At a press conference in Washington, DC in April 1982, he claimed that he was able to actually hold conversations with spirits through the device and provided the design specifications for it free of charge. However, no one has ever managed to recreate the results that O’Neil claims to have gotten from his original Spiricom. His partner, George Meek, attributed his success and others’ failure to O’Neil’s abilities as a medium forming part of the system that made the device work.
Another device made specifically for EVP is known as the “Ghost Box” or “Frank’s Box”. It was created in 2002 by a ghost-hunting enthusiast named Frank Sumption for the same purpose as the Spiricom – real-time communication with the dead. He also claimed to have received instructions for the design from the spirit world.

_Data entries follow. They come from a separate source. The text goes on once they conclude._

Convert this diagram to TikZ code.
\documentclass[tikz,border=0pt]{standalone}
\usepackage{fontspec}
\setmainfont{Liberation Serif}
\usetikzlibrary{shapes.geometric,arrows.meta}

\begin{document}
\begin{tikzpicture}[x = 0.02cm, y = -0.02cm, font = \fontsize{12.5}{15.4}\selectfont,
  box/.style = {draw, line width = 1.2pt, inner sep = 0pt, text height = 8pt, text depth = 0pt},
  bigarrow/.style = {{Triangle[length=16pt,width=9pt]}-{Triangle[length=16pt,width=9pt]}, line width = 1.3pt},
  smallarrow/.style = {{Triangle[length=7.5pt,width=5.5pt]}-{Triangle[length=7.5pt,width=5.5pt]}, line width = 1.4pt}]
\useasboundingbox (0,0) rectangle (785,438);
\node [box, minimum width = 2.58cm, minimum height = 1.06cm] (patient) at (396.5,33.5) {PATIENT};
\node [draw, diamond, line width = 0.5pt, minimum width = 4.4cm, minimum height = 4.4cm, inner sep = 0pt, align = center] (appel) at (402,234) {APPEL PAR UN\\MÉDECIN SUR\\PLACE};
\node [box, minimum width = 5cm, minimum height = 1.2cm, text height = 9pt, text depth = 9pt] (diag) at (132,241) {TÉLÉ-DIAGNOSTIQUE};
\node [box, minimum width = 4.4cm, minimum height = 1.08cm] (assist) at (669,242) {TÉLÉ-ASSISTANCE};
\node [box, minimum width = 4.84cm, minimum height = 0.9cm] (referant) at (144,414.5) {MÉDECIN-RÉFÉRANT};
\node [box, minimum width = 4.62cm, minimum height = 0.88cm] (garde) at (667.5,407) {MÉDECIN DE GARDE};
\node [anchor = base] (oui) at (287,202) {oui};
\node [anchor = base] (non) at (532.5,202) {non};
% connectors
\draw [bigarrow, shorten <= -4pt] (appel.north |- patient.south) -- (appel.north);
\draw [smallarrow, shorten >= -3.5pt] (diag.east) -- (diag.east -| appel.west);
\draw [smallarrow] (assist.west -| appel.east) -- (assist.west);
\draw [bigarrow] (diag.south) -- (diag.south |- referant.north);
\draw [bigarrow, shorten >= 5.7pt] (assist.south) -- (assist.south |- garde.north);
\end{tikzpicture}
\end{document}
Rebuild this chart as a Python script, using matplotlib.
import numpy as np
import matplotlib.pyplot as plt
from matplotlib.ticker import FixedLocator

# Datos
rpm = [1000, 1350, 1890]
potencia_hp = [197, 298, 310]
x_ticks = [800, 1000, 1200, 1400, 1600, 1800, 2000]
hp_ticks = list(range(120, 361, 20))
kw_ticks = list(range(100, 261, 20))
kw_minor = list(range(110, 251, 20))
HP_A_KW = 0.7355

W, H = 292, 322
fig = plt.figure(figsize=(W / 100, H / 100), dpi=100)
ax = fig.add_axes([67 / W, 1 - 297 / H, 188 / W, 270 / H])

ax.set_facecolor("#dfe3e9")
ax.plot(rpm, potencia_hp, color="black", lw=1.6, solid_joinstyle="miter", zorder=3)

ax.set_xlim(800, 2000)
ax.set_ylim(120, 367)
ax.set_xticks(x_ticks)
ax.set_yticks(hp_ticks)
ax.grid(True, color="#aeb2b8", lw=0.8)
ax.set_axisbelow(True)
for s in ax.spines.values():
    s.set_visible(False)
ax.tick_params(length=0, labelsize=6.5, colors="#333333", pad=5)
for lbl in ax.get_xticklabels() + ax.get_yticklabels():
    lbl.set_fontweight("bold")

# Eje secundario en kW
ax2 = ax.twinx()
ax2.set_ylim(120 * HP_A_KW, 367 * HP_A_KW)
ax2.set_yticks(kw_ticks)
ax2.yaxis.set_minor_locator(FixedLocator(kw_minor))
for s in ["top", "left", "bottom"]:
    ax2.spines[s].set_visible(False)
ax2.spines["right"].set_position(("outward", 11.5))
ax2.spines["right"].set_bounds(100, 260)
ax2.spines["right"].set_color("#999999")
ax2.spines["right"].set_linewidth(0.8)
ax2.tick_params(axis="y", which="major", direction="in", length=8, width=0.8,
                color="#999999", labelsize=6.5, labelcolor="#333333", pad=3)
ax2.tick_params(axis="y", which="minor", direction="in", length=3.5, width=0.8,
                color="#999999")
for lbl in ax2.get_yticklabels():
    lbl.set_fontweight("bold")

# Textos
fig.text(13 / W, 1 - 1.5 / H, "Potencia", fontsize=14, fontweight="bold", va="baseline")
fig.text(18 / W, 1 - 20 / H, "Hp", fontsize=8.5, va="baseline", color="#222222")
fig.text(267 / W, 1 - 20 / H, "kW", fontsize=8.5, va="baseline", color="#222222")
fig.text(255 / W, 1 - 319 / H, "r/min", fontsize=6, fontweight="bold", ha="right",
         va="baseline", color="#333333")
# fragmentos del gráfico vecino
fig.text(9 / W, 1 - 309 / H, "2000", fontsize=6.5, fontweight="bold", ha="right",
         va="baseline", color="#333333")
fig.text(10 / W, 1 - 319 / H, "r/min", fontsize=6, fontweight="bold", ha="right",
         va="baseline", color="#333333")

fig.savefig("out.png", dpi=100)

It’s described as a combination between a white noise generator and an AM radio receiver that has been modified to sweep back and forth through the AM band of radio waves, selecting random sounds that last fractions of a second. The device’s critics think that its effect is entirely subjective, impossible to replicate, and considering that it relies on existing radio noise, any meaningful responses are either coincidences or the result of seeking patterns where there are none.
Conclusions
After hundreds of years of trying to talk to the dead, it is unclear whether anyone has had any luck. The answers rest entirely on how much you are willing to believe and in what. Do you put your faith in mediums, whose experiences are mysterious to you and all you have is their word? Or do you choose to believe that the movements of the planchette on a Ouija board are the spirit of your loved one, rather than your companion fidgeting or playing a prank?
And until you yourself cross over, you may never be certain what’s really out there.